I agree, my look back might have been through rose tinted glasses re. the Mac hardware . ;)
Still, they were competitive in the sense that Apple was very successful in certain industries, like Photo, Audio, graphic design , partly (mostly ? ) due to Mac OS and later OS X .
But you are of course right about the often huge disadvantage in processing power .
Some argue the G5s were competitive at the time, but when I went from a decently specced G5 to an MP 3.1 it was a massive leap forward .

I remember the GHz wars and how Apple kept telling people how Mac OS made Macs actually faster than PCs and CPU numbers meant nothing .
They were full of it even back then ;) .

And IIRC, all Mac towers used to be expandable and compatible ( enough ) for a wide variety of uses , Mac laptops came with all the ports one needed, legacy software and hardware/driver support was in general well taken care of .

That has changed some years ago, maybe around 2012ish ; personally I think Apple's approach in hardware and OS development is very different to what it was before that - far less based on user needs and expectations, mainly aimed at satisfying internal design principles .
 
Users including Pros switched to x86 because they were able to have a choice of OS on the same machine and run VM’s of Windows whilst in OSX. And in my mind it meant more programmes as it must be easier to port a programmes from one OS to another if the hardware is the same?

But at this point I see moving to ARM as taking all that away, plus I’ve read comments about how ARM is not as good at certain tasks as x86 is.

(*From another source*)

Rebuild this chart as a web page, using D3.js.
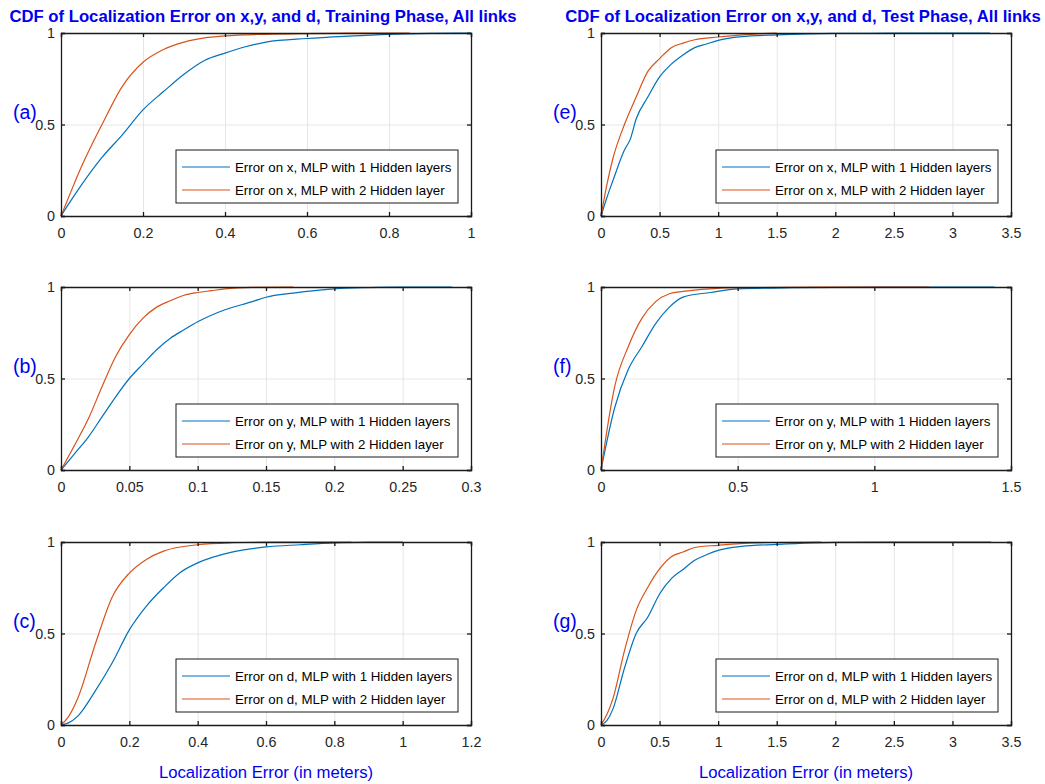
<!DOCTYPE html>
<html>
<head>
<meta charset="utf-8">
<script src="https://cdn.jsdelivr.net/npm/d3@7"></script>
<style>
  body { margin: 0; background: #fff; }
  svg text { font-family: "Liberation Sans", Arial, Helvetica, sans-serif; }
</style>
</head>
<body>
<div id="chart"></div>
<script>
// ---- data (CDF values) ----
// (a) training, error on x
const aOneX = [0, 0.02, 0.05, 0.1, 0.15, 0.2, 0.25, 0.3, 0.35, 0.4, 0.45, 0.5, 0.6, 0.7, 0.8, 0.9, 1.0];
const aOne  = [0, 0.07, 0.17, 0.32, 0.445, 0.58, 0.68, 0.775, 0.85, 0.89, 0.925, 0.95, 0.97, 0.983, 0.993, 0.998, 1];
const aTwoX = [0, 0.02, 0.05, 0.1, 0.15, 0.2, 0.25, 0.3, 0.35, 0.4, 0.5, 0.6, 0.7, 0.85];
const aTwo  = [0, 0.11, 0.27, 0.5, 0.71, 0.84, 0.91, 0.95, 0.973, 0.984, 0.993, 0.997, 0.999, 1];
// (b) training, error on y
const bOneX = [0, 0.01, 0.02, 0.03, 0.04, 0.05, 0.06, 0.07, 0.08, 0.09, 0.1, 0.12, 0.14, 0.15, 0.17, 0.2, 0.22, 0.25, 0.286];
const bOne  = [0, 0.09, 0.18, 0.29, 0.4, 0.5, 0.58, 0.657, 0.72, 0.766, 0.81, 0.876, 0.92, 0.944, 0.967, 0.99, 0.996, 0.999, 1];
const bTwoX = [0, 0.01, 0.02, 0.03, 0.04, 0.05, 0.06, 0.07, 0.08, 0.09, 0.1, 0.11, 0.12, 0.14, 0.17];
const bTwo  = [0, 0.137, 0.28, 0.455, 0.62, 0.74, 0.83, 0.89, 0.925, 0.955, 0.97, 0.98, 0.99, 0.998, 1];
// (c) training, error on d
const cOneX = [0, 0.02, 0.05, 0.1, 0.15, 0.2, 0.25, 0.3, 0.35, 0.4, 0.5, 0.6, 0.7, 0.8, 0.9, 1.0];
const cOne  = [0, 0.01, 0.05, 0.185, 0.34, 0.52, 0.65, 0.75, 0.835, 0.886, 0.945, 0.973, 0.985, 0.995, 0.999, 1];
const cTwoX = [0, 0.02, 0.05, 0.1, 0.15, 0.2, 0.25, 0.3, 0.4, 0.5, 0.6, 0.85];
const cTwo  = [0, 0.04, 0.15, 0.44, 0.7, 0.83, 0.905, 0.95, 0.985, 0.996, 0.999, 1];
// (e) test, error on x
const eOneX = [0, 0.05, 0.1, 0.2, 0.25, 0.3, 0.4, 0.5, 0.6, 0.7, 0.8, 0.9, 1.0, 1.2, 1.5, 2.0, 2.5, 3.32];
const eOne  = [0, 0.1, 0.19, 0.36, 0.42, 0.53, 0.65, 0.76, 0.83, 0.88, 0.92, 0.94, 0.96, 0.98, 0.99, 0.998, 0.999, 1];
const eTwoX = [0, 0.05, 0.1, 0.2, 0.3, 0.4, 0.5, 0.6, 0.7, 0.8, 1.0, 1.2, 1.5];
const eTwo  = [0, 0.17, 0.31, 0.5, 0.65, 0.79, 0.86, 0.92, 0.945, 0.963, 0.978, 0.99, 1];
// (f) test, error on y
const fOneX = [0, 0.05, 0.1, 0.15, 0.2, 0.25, 0.3, 0.4, 0.5, 0.7, 1.0, 1.44];
const fOne  = [0, 0.34, 0.55, 0.675, 0.8, 0.89, 0.945, 0.97, 0.99, 0.996, 0.999, 1];
const fTwoX = [0, 0.05, 0.1, 0.15, 0.2, 0.25, 0.3, 0.4, 0.5, 0.8, 1.2];
const fTwo  = [0, 0.456, 0.675, 0.83, 0.92, 0.963, 0.976, 0.99, 0.996, 0.999, 1];
// (g) test, error on d
const gOneX = [0, 0.05, 0.1, 0.2, 0.3, 0.4, 0.5, 0.6, 0.7, 0.8, 0.9, 1.0, 1.2, 1.5, 2.0, 3.33];
const gOne  = [0, 0.024, 0.084, 0.31, 0.5, 0.59, 0.716, 0.8, 0.85, 0.9, 0.93, 0.954, 0.976, 0.987, 0.998, 1];
const gTwoX = [0, 0.05, 0.1, 0.2, 0.3, 0.4, 0.5, 0.6, 0.7, 0.8, 1.0, 1.3, 1.88];
const gTwo  = [0, 0.057, 0.14, 0.405, 0.625, 0.753, 0.853, 0.92, 0.945, 0.97, 0.982, 0.995, 1];

const panelLabels = ["(a)", "(b)", "(c)", "(e)", "(f)", "(g)"];
const axisNames = ["x", "y", "d", "x", "y", "d"];
const xMax = [1, 0.3, 1.2, 3.5, 1.5, 3.5];
const xTicks = [
    [0, 0.2, 0.4, 0.6, 0.8, 1],
    [0, 0.05, 0.1, 0.15, 0.2, 0.25, 0.3],
    [0, 0.2, 0.4, 0.6, 0.8, 1, 1.2],
    [0, 0.5, 1, 1.5, 2, 2.5, 3, 3.5],
    [0, 0.5, 1, 1.5],
    [0, 0.5, 1, 1.5, 2, 2.5, 3, 3.5]
];
const yTicks = [0, 0.5, 1];
const titles = [
    "CDF of Localization Error on x,y, and d, Training Phase, All links",
    "CDF of Localization Error on x,y, and d, Test Phase, All links"
];
const xLabel = "Localization Error (in meters)";

const seriesX = [[aOneX, aTwoX], [bOneX, bTwoX], [cOneX, cTwoX], [eOneX, eTwoX], [fOneX, fTwoX], [gOneX, gTwoX]];
const seriesY = [[aOne, aTwo], [bOne, bTwo], [cOne, cTwo], [eOne, eTwo], [fOne, fTwo], [gOne, gTwo]];

const colors = ["#0072BD", "#D95319"];
const blue = "#0000f0";

const W = 1045, H = 784;
const colLeft = [61, 601];
const rowTop = [33, 287, 542];
const pw = 410, ph = 183;

const svg = d3.select("#chart").append("svg")
    .attr("width", W)
    .attr("height", H);

// titles
titles.forEach((t, i) => {
    svg.append("text")
        .attr("x", colLeft[i] + pw / 2 - 3)
        .attr("y", 22)
        .attr("text-anchor", "middle")
        .style("font-size", "16.7px")
        .style("font-weight", "bold")
        .style("fill", blue)
        .text(t);
});

for (let p = 0; p < 6; p++) {
    let col = Math.floor(p / 3), row = p % 3;

    let g = svg.append("g")
        .attr("transform", `translate(${colLeft[col]}, ${rowTop[row]})`);

    let x = d3.scaleLinear().domain([0, xMax[p]]).range([0, pw]);
    let y = d3.scaleLinear().domain([0, 1]).range([ph, 0]);

    // grid
    g.append("g")
        .attr("class", "grid")
        .attr("transform", `translate(0, ${ph})`)
        .call(d3.axisBottom(x).tickValues(xTicks[p]).tickSize(-ph).tickFormat(""))
        .call(s => s.select(".domain").remove())
        .call(s => s.selectAll("line").attr("stroke", "#e6e6e6"));
    g.append("g")
        .attr("class", "grid")
        .call(d3.axisLeft(y).tickValues(yTicks).tickSize(-pw).tickFormat(""))
        .call(s => s.select(".domain").remove())
        .call(s => s.selectAll("line").attr("stroke", "#e6e6e6"));

    // curves
    let line = d3.line()
        .curve(d3.curveMonotoneX)
        .x(d => x(d[0]))
        .y(d => y(d[1]));
    [0, 1].forEach(k => {
        let pts = seriesX[p][k].map((v, j) => [v, seriesY[p][k][j]]);
        g.append("path")
            .datum(pts)
            .attr("fill", "none")
            .attr("stroke", colors[k])
            .attr("stroke-width", 1.2)
            .attr("d", line);
    });

    // axes, ticks pointing in
    let fmt = d => String(+d.toFixed(2));
    let xa = g.append("g")
        .attr("transform", `translate(0, ${ph})`)
        .call(d3.axisBottom(x).tickValues(xTicks[p]).tickSize(-4).tickPadding(12).tickFormat(fmt));
    let ya = g.append("g")
        .call(d3.axisLeft(y).tickValues(yTicks).tickSize(-4).tickPadding(6).tickFormat(fmt));
    g.append("g")
        .call(d3.axisTop(x).tickValues(xTicks[p]).tickSize(-4).tickFormat(""));
    g.append("g")
        .attr("transform", `translate(${pw}, 0)`)
        .call(d3.axisRight(y).tickValues(yTicks).tickSize(-4).tickFormat(""));

    g.selectAll(".domain").attr("stroke", "#1a1a1a").attr("stroke-width", 1.3);
    g.selectAll(".tick line").filter(function() { return !this.closest(".grid"); })
        .attr("stroke", "#1a1a1a").attr("stroke-width", 1.3);
    xa.selectAll("text").style("font-size", "14.3px").style("fill", "#262626");
    ya.selectAll("text").style("font-size", "14.3px").style("fill", "#262626");

    // panel label
    g.append("text")
        .attr("x", -48)
        .attr("y", y(0.5) - 6)
        .style("font-size", "19.5px")
        .style("fill", blue)
        .text(panelLabels[p]);

    // legend
    let lw = 282, lh = 53;
    let lg = g.append("g")
        .attr("transform", `translate(${pw - 13 - lw}, ${ph - 13 - lh})`);
    lg.append("rect")
        .attr("width", lw)
        .attr("height", lh)
        .attr("fill", "#fff")
        .attr("stroke", "#1a1a1a")
        .attr("stroke-width", 1);
    ["1 Hidden layers", "2 Hidden layer"].forEach((s, k) => {
        let yy = 17 + k * 23;
        lg.append("line")
            .attr("x1", 6).attr("x2", 54)
            .attr("y1", yy).attr("y2", yy)
            .attr("stroke", colors[k])
            .attr("stroke-width", 1.2);
        lg.append("text")
            .attr("x", 59)
            .attr("y", yy)
            .attr("dy", "0.36em")
            .style("font-size", "13.3px")
            .style("fill", "#000")
            .text(`Error on ${axisNames[p]}, MLP with ${s}`);
    });

    // x label on bottom row
    if (row === 2) {
        g.append("text")
            .attr("x", pw / 2)
            .attr("y", ph + 53)
            .attr("text-anchor", "middle")
            .style("font-size", "16.7px")
            .style("fill", blue)
            .text(xLabel);
    }
}
</script>
</body>
</html>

But from day one or even two would you be able to run OSX and Windows on the same machine, or in a VM in the other OS?

And for consumers it’ll be a question of here’s a Mac with the same processor as an iPad, and with the new iPad Pro you can plug it to a monitor, so then it becomes a decision if you need a mouse and OSX? This will o think confuse decisions there.

We will see but I’m not convinced currently that ARM will work half as well as X86 does in a ‘pro’ multi thousand dollar machine.

AFAIK, ARM CPU's running Microsoft Windows (for ARM) are currently limited to running 32-bit apps. If ARM CPU's could be re-engineered to run a 64-bit Windows (for ARM) or macOS (64-bit) operating system & their 64-bit apps (normal x86 Windows apps, in emulation), that feature has yet to appear anywhere.
Conclusion: an ARM CPU in any kind of desktop machine appears to be several years off in the future.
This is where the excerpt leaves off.